In 1632, at Copenhagen (Hafnia in Latin) and later reprinted at London in 1696, Petrus Bartholin published Apologia pro observationibus, et hypothesibus...Tycho Brahe...Contra...Martini Hortensii Delfensis criminationes et calumnies, quas in praefationem commentationum praeceptoris sui Philippi Lansbergii Middelburgensis, de motu terrae diurno et annuo etc. cosarcinnavit ("Defense of the Astronomical Observations and Theses of Tycho Brahe against the accusations and false claims of Martinus Hortensius of Delft, which appear in his preface of the commentary by his teacher Philip van Landsberge, who wrote on the daily and annual motion of the earth"). Van den Hove had attacked many of Tycho Brahe's claims in his preface to his Latin translation of a work by Landsbergen. This was the Commentationes in motum terrae diurnum, & annuum (Middelburg, 1630). The first Latin edition of Landsberge's illustrated treatise, the Commentationes taught the probability of earth’s motion according to the Copernican theory.
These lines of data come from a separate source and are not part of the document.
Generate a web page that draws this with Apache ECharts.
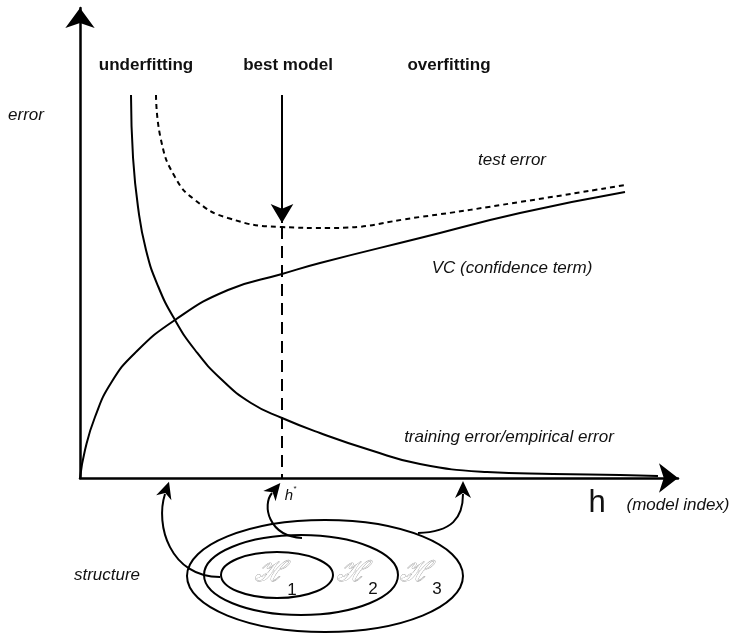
<!DOCTYPE html>
<html>
<head>
<meta charset="utf-8">
<script src="https://cdn.jsdelivr.net/npm/echarts@6/dist/echarts.min.js"></script>
<style>
  html, body { margin: 0; padding: 0; background: #fff; }
  #main { width: 731px; height: 633px; }
</style>
</head>
<body>
<div id="main"></div>
<script>
// model index h (x) and error values (y)
var trainX = [51, 53, 58, 66, 78, 95, 115, 141, 171, 202, 240, 290, 340, 407, 473, 540, 578];
var trainY = [383, 321, 271, 228, 192, 158, 128, 99, 75, 60, 45, 28, 14, 6, 4, 3, 2];

var vcX = [0, 5, 15, 31, 55, 95, 148, 202, 240, 340, 440, 545];
var vcY = [0, 28, 61, 95, 125, 158, 188, 204, 215, 240, 265, 286];

var testX = [76, 81, 95, 115, 148, 202, 248, 340, 440, 545];
var testY = [383, 338, 301, 278, 260, 251, 250, 261, 276, 293];

// best model h* and its arrow
var bestH = 202;
var bestTop = 383;
var bestTip = 255;
var bestErr = 251;

var zip = function (xs, ys) {
    var out = [];
    for (var i = 0; i < xs.length; i++) {
        out.push([xs[i], ys[i]]);
    }
    return out;
};

var chart = echarts.init(document.getElementById('main'));

var FONT = '"Liberation Sans", Arial, sans-serif';

function txt(text, x, y, style, size, extra) {
    var s = {
        text: text,
        x: x,
        y: y,
        textAlign: 'center',
        textVerticalAlign: 'middle',
        font: style + ' ' + size + 'px ' + FONT,
        fill: '#111'
    };
    if (extra) {
        for (var k in extra) s[k] = extra[k];
    }
    return { type: 'text', silent: true, style: s };
}

/* curved arrow: bezier + arrowhead */
function curveArrow(p0, p1, p2, p3) {
    var dx = p3[0] - p2[0], dy = p3[1] - p2[1];
    var len = Math.sqrt(dx * dx + dy * dy);
    dx /= len; dy /= len;
    var nx = -dy, ny = dx;
    var tip = [p3[0] + 13 * dx, p3[1] + 13 * dy];
    var back = [tip[0] - 17 * dx, tip[1] - 17 * dy];
    var notch = [tip[0] - 12 * dx, tip[1] - 12 * dy];
    return [{
        type: 'bezierCurve',
        silent: true,
        shape: { x1: p0[0], y1: p0[1], cpx1: p1[0], cpy1: p1[1], cpx2: p2[0], cpy2: p2[1], x2: p3[0], y2: p3[1] },
        style: { stroke: '#000', lineWidth: 2, fill: 'none' }
    }, {
        type: 'polygon',
        silent: true,
        shape: { points: [tip, [back[0] + 8 * nx, back[1] + 8 * ny], notch, [back[0] - 8 * nx, back[1] - 8 * ny]] },
        style: { fill: '#000' }
    }];
}

function ell(cx, cy, rx, ry) {
    return {
        type: 'ellipse',
        silent: true,
        shape: { cx: cx, cy: cy, rx: rx, ry: ry },
        style: { stroke: '#000', lineWidth: 2, fill: 'none' }
    };
}

var scriptH = { fill: '#fff', stroke: '#999', lineWidth: 0.8 };

var graphics = [
    txt('underfitting', 146, 65, 'bold', 17),
    txt('best model', 288, 65, 'bold', 17),
    txt('overfitting', 449, 65, 'bold', 17),
    txt('error', 26, 115, 'italic', 17),
    txt('test error', 512, 160, 'italic', 17),
    txt('VC (confidence term)', 512, 268, 'italic', 17),
    txt('training error/empirical error', 509, 437, 'italic', 17),
    txt('h', 597, 503, 'normal', 31),
    txt('(model index)', 678, 505, 'italic', 17),
    txt('structure', 107, 575, 'italic', 17),
    txt('h', 289, 496, 'italic', 15),
    txt('*', 295, 489, 'normal', 8),
    ell(325, 576, 138, 56),
    ell(301, 575, 97, 40),
    ell(277, 575, 56, 23),
    txt('\u210B', 270, 573, 'italic', 28, scriptH),
    txt('\u210B', 352, 573, 'italic', 28, scriptH),
    txt('\u210B', 415, 573, 'italic', 28, scriptH),
    txt('1', 292, 590, 'normal', 17),
    txt('2', 373, 589, 'normal', 17),
    txt('3', 437, 589, 'normal', 17)
];
graphics = graphics
    .concat(curveArrow([220, 577], [170, 577], [155, 525], [165, 494]))
    .concat(curveArrow([302, 538], [268, 536], [262, 505], [272, 493]))
    .concat(curveArrow([418, 533], [452, 532], [463, 518], [463, 494]));

var axisCommon = {
    type: 'value',
    min: 0,
    axisTick: { show: false },
    axisLabel: { show: false },
    splitLine: { show: false }
};

var option = {
    backgroundColor: '#fff',
    animation: false,
    grid: { left: 80, right: 53, top: 8, bottom: 155 },
    xAxis: echarts.util.merge({
        max: 598,
        axisLine: {
            show: true,
            symbol: ['none', 'arrow'],
            symbolSize: [22, 19],
            lineStyle: { color: '#000', width: 2.5 }
        }
    }, axisCommon),
    yAxis: echarts.util.merge({
        max: 470,
        axisLine: {
            show: true,
            symbol: ['none', 'arrow'],
            symbolSize: [22, 20],
            lineStyle: { color: '#000', width: 2.5 }
        }
    }, axisCommon),
    series: [{
        name: 'training error',
        type: 'line',
        smooth: 0.5,
        showSymbol: false,
        silent: true,
        lineStyle: { color: '#000', width: 2 },
        data: zip(trainX, trainY)
    }, {
        name: 'VC',
        type: 'line',
        smooth: 0.5,
        showSymbol: false,
        silent: true,
        lineStyle: { color: '#000', width: 2 },
        data: zip(vcX, vcY)
    }, {
        name: 'test error',
        type: 'line',
        smooth: 0.5,
        showSymbol: false,
        silent: true,
        lineStyle: { color: '#000', width: 2, type: [5, 4] },
        data: zip(testX, testY),
        markLine: {
            silent: true,
            animation: false,
            label: { show: false },
            symbolSize: [17, 19],
            data: [
                [{ coord: [bestH, bestTop], symbol: 'none', lineStyle: { color: '#000', width: 2, type: 'solid' } },
                 { coord: [bestH, bestTip], symbol: 'arrow' }],
                [{ coord: [bestH, bestErr], symbol: 'none', lineStyle: { color: '#000', width: 2, type: [12, 7] } },
                 { coord: [bestH, 0], symbol: 'none' }]
            ]
        }
    }],
    graphic: graphics
};

chart.setOption(option);
</script>
</body>
</html>
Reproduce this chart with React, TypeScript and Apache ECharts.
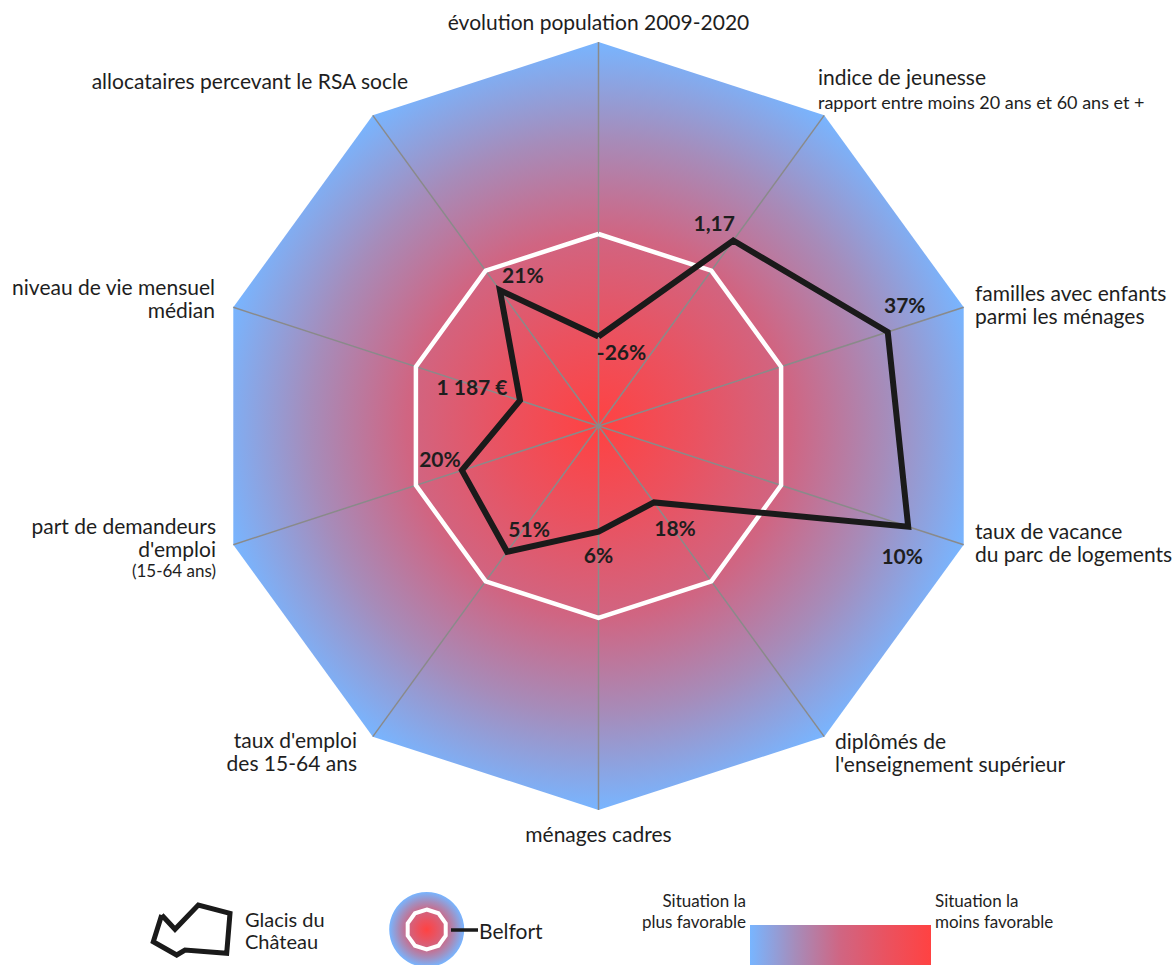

Van den Hove regarded Landsberge, not Tycho Brahe, as the one who was restoring astronomy. "Only Landsberge held all ancient observations in esteem," Van den Hove wrote, "whereas Tycho, Longomontanus, and Kepler tended to neglect them."

==Career as lecturer==

At the encouragement of Gerard Vossius and Caspar Barlaeus, Van den Hove began lecturing on the mathematical sciences at the Amsterdam Atheneum (Athenaeum Illustre) in 1634. The Athenaeum Illustre, which had its seat in the fourteenth century Agnietenkapel, is commonly regarded as the predecessor of the University of Amsterdam. Upon assuming his new duties, Van den Hove delivered an inaugural speech, later published as De dignitate et utilitate Matheseos ("On the dignity and utility of the mathematical sciences").

Van den Hove also lectured on optics at Amsterdam (1635), and on navigation (1637). In 1638, Van den Hove was made a member of the commission negotiating with Galileo on the determination of longitude by the method of Jupiter's moons.

==Work and legacy==

Van den Hove developed a method for measuring the diameters of planets based on the measured visual angle that his telescope revealed. His was probably the first independent set of measurements of the apparent sizes of the planets and fixed stars since the work of Hipparchus in his On Sizes and Distances some seventeen centuries earlier. Van den Hove corresponded with René Descartes, Marin Mersenne, Pierre Gassendi, Christiaan Huygens, and Galileo Galilei. He was made full professor "in the Copernican theory" in 1635 and then nominated professor at Leiden University in 1639, but he died there shortly afterwards.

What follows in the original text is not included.